First of all, let me address your comment.
In fairness, I know that a lot of work has been done on a lot of fronts. I know that you in particular have been involved. But on that whole notion of queue-jumping and the people who apply, let me just say that in fact for many of the workers we're talking about here there is no queue. Under the current system, they don't fit anywhere. If they want to come to this country, their only choice is to come the way they have come. Rightly or wrongly, that's the avenue they've taken. Quite frankly, I think that speaks to the inadequacies of our system, as you've suggested.
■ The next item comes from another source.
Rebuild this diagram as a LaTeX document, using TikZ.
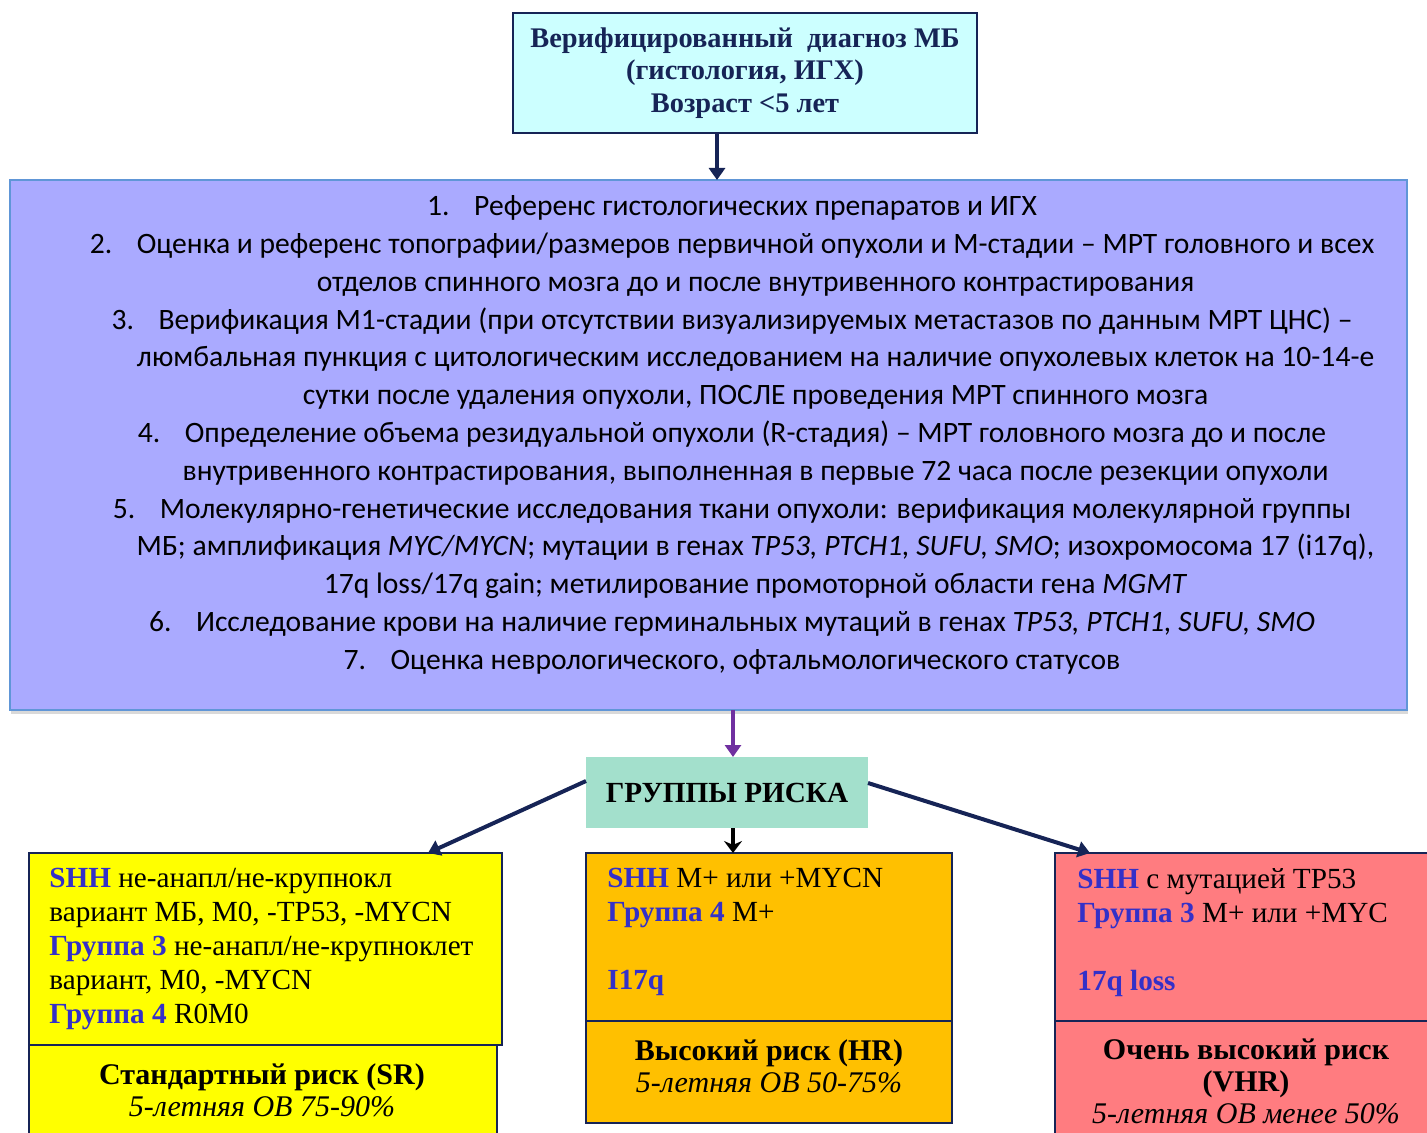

What would we like to see? First of all, let's get a handle on the normalization. Provided people do not pose any kind of security risk to this country and have no criminal record, and have shown themselves to be contributing members of society--as we say in our analysis, which I will be leaving for the committee--whether it be in the construction industry, the farming industry, or any other industry, let's deal with them and let's make them full citizens, with full participation in the economy and what this country has to offer. That would be good for us. A number of them are probably now fuelling the underground economy, and that's not a good thing. If they could become functioning members of this society, that would be a good thing.
Two, let's work the system so that it's organic, so that we can make changes as we need to, so that it isn't so rigid that people such as construction workers or itinerant farm workers can't even apply because the system doesn't fit--when in fact everything in the economy states that they do fit, and that they are needed. My own father came here as a logger, way back in 1951, because that's what was needed. They were clearing land up in the northern Ontario regions.
Let's make the system more responsive. Let's not get bogged down in whether or not people have millions of dollars to invest. Quite frankly, I can tell you that there are people who came to this country with nothing and amassed fortunes. They ended up hiring hundreds of people and being net contributors to this economy.
So let's make it a more organic, more dynamic system that's responsive to the needs of this country and the needs of these individuals.